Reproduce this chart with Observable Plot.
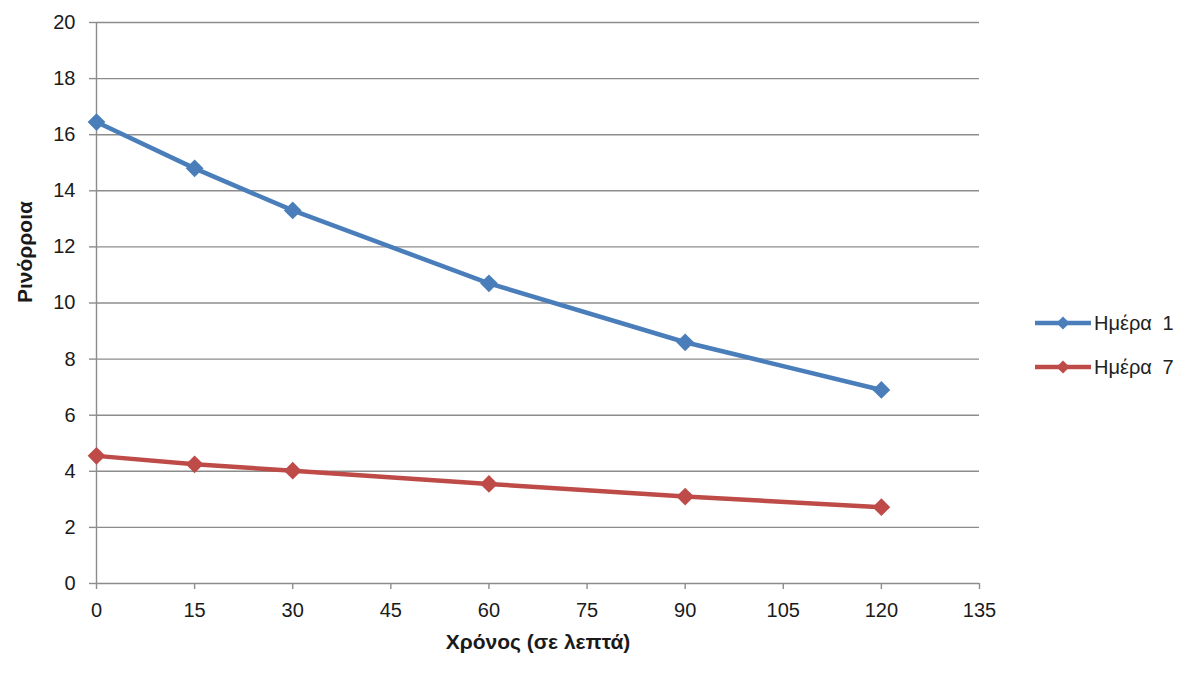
<!DOCTYPE html>
<html>
<head>
<meta charset="utf-8">
<script src="https://cdn.jsdelivr.net/npm/d3@7"></script>
<script src="https://cdn.jsdelivr.net/npm/@observablehq/plot@0.6"></script>
<style>
  html, body { margin: 0; padding: 0; background: #fff; }
  #wrap { position: relative; width: 1200px; height: 680px; font-family: "Liberation Sans", Arial, sans-serif; }
  #legend { position: absolute; left: 1035px; top: 309px; font-size: 20px; color: #222; }
  .item { display: flex; align-items: center; height: 28px; margin-bottom: 16px; }
  .item span { margin-left: 3px; word-spacing: 5px; }
</style>
</head>
<body>
<div id="wrap"><div id="legend"></div></div>
<script>
const xTicks = [0, 15, 30, 45, 60, 75, 90, 105, 120, 135];
const yTicks = [0, 2, 4, 6, 8, 10, 12, 14, 16, 18, 20];
const times = [0, 15, 30, 60, 90, 120];
const seriesNames = ["Ημέρα 1", "Ημέρα 7"];
const day1 = [16.45, 14.8, 13.3, 10.7, 8.6, 6.9];
const day7 = [4.55, 4.25, 4.02, 3.55, 3.1, 2.72];
const colors = ["#4A7EBB", "#BE4B48"];
const xTitle = "Χρόνος (σε λεπτά)";
const yTitle = "Ρινόρροια";

const data = [
  ...times.map((t, i) => ({t, v: day1[i], s: seriesNames[0]})),
  ...times.map((t, i) => ({t, v: day7[i], s: seriesNames[1]}))
];

const gridColor = "#8c8c8c";

const chart = Plot.plot({
  width: 1200,
  height: 680,
  marginLeft: 96,
  marginRight: 221,
  marginTop: 22,
  marginBottom: 97,
  style: {fontFamily: "'Liberation Sans', Arial, sans-serif", fontSize: "20px", color: "#1a1a1a", background: "#fff"},
  x: {domain: [0, 135]},
  y: {domain: [0, 20]},
  color: {domain: seriesNames, range: colors},
  marks: [
    Plot.gridY(yTicks, {stroke: gridColor, strokeOpacity: 1, strokeWidth: 1.4}),
    Plot.ruleX([0], {stroke: gridColor, strokeWidth: 1.4}),
    Plot.axisX(xTicks, {tickSize: 6, tickPadding: 13, stroke: gridColor, strokeWidth: 1.4, label: null, fill: "#1a1a1a", fontSize: 20}),
    Plot.axisY(yTicks, {tickSize: 7, tickPadding: 14, stroke: gridColor, strokeWidth: 1.4, label: null, fill: "#1a1a1a", fontSize: 20}),
    Plot.line(data, {x: "t", y: "v", z: "s", stroke: "s", strokeWidth: 4.5}),
    Plot.dot(data, {x: "t", y: "v", fill: "s", symbol: "diamond2", r: 8, stroke: "none"}),
    Plot.text([xTitle], {frameAnchor: "bottom", dy: 65, fontWeight: "bold", fontSize: 21, fill: "#1a1a1a"}),
    Plot.text([yTitle], {frameAnchor: "left", dx: -71, rotate: -90, fontWeight: "bold", fontSize: 21, fill: "#1a1a1a"})
  ]
});
document.getElementById("wrap").prepend(chart);

const legend = d3.select("#legend");
seriesNames.forEach((name, i) => {
  const item = legend.append("div").attr("class", "item");
  const svg = item.append("svg").attr("width", 56).attr("height", 20);
  svg.append("line").attr("x1", 0).attr("x2", 56).attr("y1", 10).attr("y2", 10)
    .attr("stroke", colors[i]).attr("stroke-width", 4.5);
  svg.append("path").attr("d", d3.symbol(d3.symbolDiamond2, 110)())
    .attr("transform", "translate(28,10)").attr("fill", colors[i]);
  item.append("span").text(name.replace(" ", "\u00a0"));
});
</script>
</body>
</html>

● ● ●

Copy the whole listing above word for word but do not carry over the pictures.

Reproduce this chart with Observable Plot.
<!DOCTYPE html>
<html>
<head>
<meta charset="utf-8">
<script src="https://cdn.jsdelivr.net/npm/d3@7"></script>
<script src="https://cdn.jsdelivr.net/npm/@observablehq/plot@0.6"></script>
<style>
  html, body { margin: 0; padding: 0; background: #fff; }
  #wrap { position: relative; width: 1200px; height: 680px; font-family: "Liberation Sans", Arial, sans-serif; }
  #legend { position: absolute; left: 1035px; top: 309px; font-size: 20px; color: #222; }
  .item { display: flex; align-items: center; height: 28px; margin-bottom: 16px; }
  .item span { margin-left: 3px; word-spacing: 5px; }
</style>
</head>
<body>
<div id="wrap"><div id="legend"></div></div>
<script>
const xTicks = [0, 15, 30, 45, 60, 75, 90, 105, 120, 135];
const yTicks = [0, 2, 4, 6, 8, 10, 12, 14, 16, 18, 20];
const times = [0, 15, 30, 60, 90, 120];
const seriesNames = ["Ημέρα 1", "Ημέρα 7"];
const day1 = [16.45, 14.8, 13.3, 10.7, 8.6, 6.9];
const day7 = [4.55, 4.25, 4.02, 3.55, 3.1, 2.72];
const colors = ["#4A7EBB", "#BE4B48"];
const xTitle = "Χρόνος (σε λεπτά)";
const yTitle = "Ρινόρροια";

const data = [
  ...times.map((t, i) => ({t, v: day1[i], s: seriesNames[0]})),
  ...times.map((t, i) => ({t, v: day7[i], s: seriesNames[1]}))
];

const gridColor = "#8c8c8c";

const chart = Plot.plot({
  width: 1200,
  height: 680,
  marginLeft: 96,
  marginRight: 221,
  marginTop: 22,
  marginBottom: 97,
  style: {fontFamily: "'Liberation Sans', Arial, sans-serif", fontSize: "20px", color: "#1a1a1a", background: "#fff"},
  x: {domain: [0, 135]},
  y: {domain: [0, 20]},
  color: {domain: seriesNames, range: colors},
  marks: [
    Plot.gridY(yTicks, {stroke: gridColor, strokeOpacity: 1, strokeWidth: 1.4}),
    Plot.ruleX([0], {stroke: gridColor, strokeWidth: 1.4}),
    Plot.axisX(xTicks, {tickSize: 6, tickPadding: 13, stroke: gridColor, strokeWidth: 1.4, label: null, fill: "#1a1a1a", fontSize: 20}),
    Plot.axisY(yTicks, {tickSize: 7, tickPadding: 14, stroke: gridColor, strokeWidth: 1.4, label: null, fill: "#1a1a1a", fontSize: 20}),
    Plot.line(data, {x: "t", y: "v", z: "s", stroke: "s", strokeWidth: 4.5}),
    Plot.dot(data, {x: "t", y: "v", fill: "s", symbol: "diamond2", r: 8, stroke: "none"}),
    Plot.text([xTitle], {frameAnchor: "bottom", dy: 65, fontWeight: "bold", fontSize: 21, fill: "#1a1a1a"}),
    Plot.text([yTitle], {frameAnchor: "left", dx: -71, rotate: -90, fontWeight: "bold", fontSize: 21, fill: "#1a1a1a"})
  ]
});
document.getElementById("wrap").prepend(chart);

const legend = d3.select("#legend");
seriesNames.forEach((name, i) => {
  const item = legend.append("div").attr("class", "item");
  const svg = item.append("svg").attr("width", 56).attr("height", 20);
  svg.append("line").attr("x1", 0).attr("x2", 56).attr("y1", 10).attr("y2", 10)
    .attr("stroke", colors[i]).attr("stroke-width", 4.5);
  svg.append("path").attr("d", d3.symbol(d3.symbolDiamond2, 110)())
    .attr("transform", "translate(28,10)").attr("fill", colors[i]);
  item.append("span").text(name.replace(" ", "\u00a0"));
});
</script>
</body>
</html>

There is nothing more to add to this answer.